Sean Bulson, a finalist for Harford County Public Schools’ next superintendent, was so impressed by a student he met while touring schools last week that he said the first thing he would do if hired is tell that student’s story to the community.
“We need to get your story out,” Bulson recalled telling the student. “There’s so much great stuff that’s going on here.”
Bulson is one of two finalists for the job of leading Harford County Public Schools, a system that serves about 37,800 students in 54 schools and has about 5,000 employees.
Bulson, currently a University of North Carolina System official and David Ring, the former president of the Institute of Notre Dame in Baltimore, each spent a day last week touring schools and meeting students and later participating in a forum answering questions from students, HCPS staff, local media and the community.
Ring meet with the community May 15, Bulson May 17. Each finalist spent a portion of the roughly three-hour forums answering questions from a reporter and editor with The Aegis.
Bulson talked, during his nearly 15 minutes with the media, in part about his desire to tell the stories of Harford County student successes and empower others in the school system to do the same.

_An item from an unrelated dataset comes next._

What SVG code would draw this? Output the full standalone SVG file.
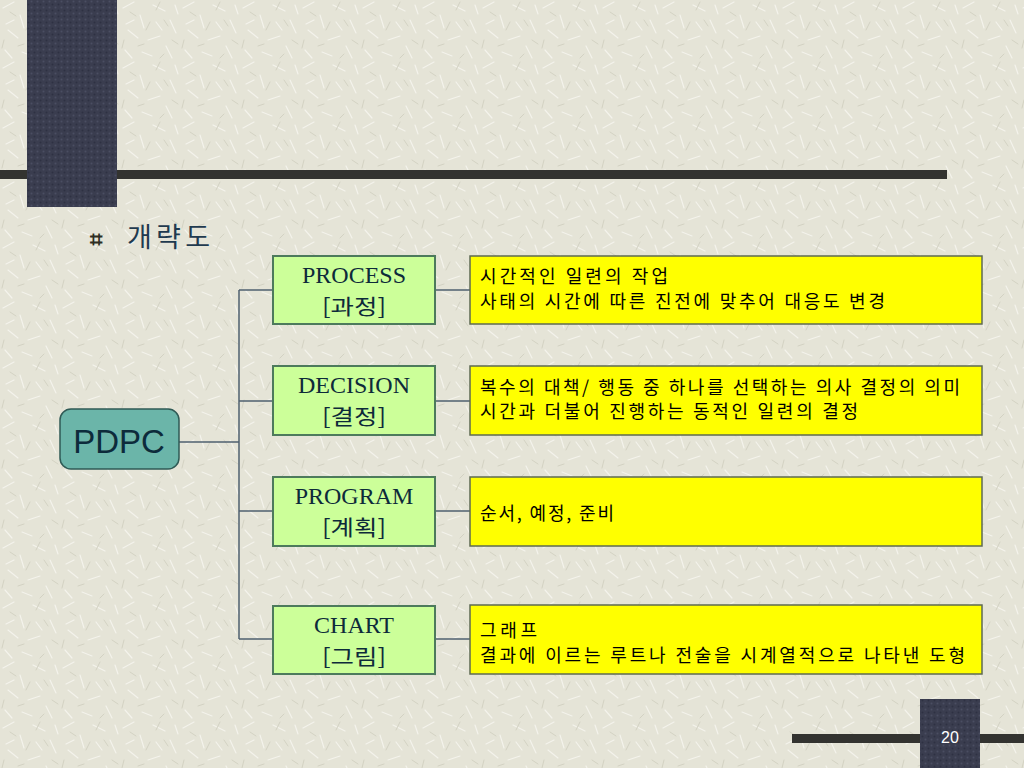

“I’d want to make sure this community knows just how wonderful some of the [stories] are, and I think that communication is an important part of what we do,” Bulson said.
He said he was “absolutely impressed” with what he saw when visiting Harford Technical High School in Bel Air, Red Pump Elementary School near Bel Air and Aberdeen High School, such as the Science and Mathematics Academy magnet program at Aberdeen and the programs for students with autism at the elementary level.
“One thing that has been a practice throughout my career is identifying excellence and finding ways to scale that and make sure it gets shared,” he said.
Bulson said the individual needs of all schools should be considered, and a superintendent should not try to make them all alike.
“Value what they’re good at, but also bring good ideas to them to help them get stronger,” he said.
Bulson is a former superintendent of schools in Wilson County, N.C., a district with about 12,000 students in 26 schools, and he spent the first 16 years of his 23-year education career in Montgomery County Public Schools in Maryland.
He held positions in Montgomery County, such as community superintendent responsible for 24,000 students in 36 schools — MCPS has more than 161,000 students in 205 schools total — and a director of school performance for 28 schools, according to a biography provided by Harford County schools. He also served as principal of Bethesda–Chevy Chase High School.
He said one of the most important roles for a superintendent is to find resources to support students and develop community partnerships to make that happen. He said those partnerships can create benefits for those within and without the school system.
“I’m always in the business of helping secure the resources that everyone in our district needs to be successful,” Bulson said.
He said he has had experience working with schools in low-income areas, such as Wilson County, where he said nearly 70 percent of the students are on free and reduced-price meals, as well as parts of Montgomery County such as Wheaton, as well as wealthy parts of Montgomery County such as the districts around Bethesda-Chevy Chase, Walter Johnson and Walt Whitman High Schools, “and everything in between.”
“There were things to draw on in my experience when I went to Wilson, that I took from Montgomery County, but there was also a huge learning curve going to Wilson and understanding a very different culture, a very different type of community,” Bulson said.
He is currently the interim vice president for the Division of University and P-12 Partnerships in the UNC System. He supervises programs to prepare educators and support students in low-performing school districts across North Carolina.
He said the experience demonstrates the benefits of partnerships between public school districts and nearby colleges and universities, which he would promote if he becomes a superintendent again.
“There so much more in the way of resources and expertise in the universities, but the universities are also benefitting form those relationships with the school district,” he said.
Bulson said he wants to return to the Maryland — D.C. area and had been looking for superintenent openings as a next step in his career. He said he will buy a house and move to Harford County if he is selected.
He was one of three finalists for the superintendent’s post in neighboring Cecil County, but the Cecil Board early last week chose Jeffrey Lawson, that district’s associate superintendent.
Bulson highlighted the value of partnerships between a superintendent and their school board.
“I rely on the board of education to help me understand the community,” he said. “They’re the chief advocates for this community, for the populations they serve.”
He said school boards and superintendents must be ready to challenge each other, though.
“My expectation is, they’re going to ask me very hard questions and I’m going to turn around and work with the staff and make sure we can answer those hard questions,” Bulson said. “We’re going to address the challenges together.”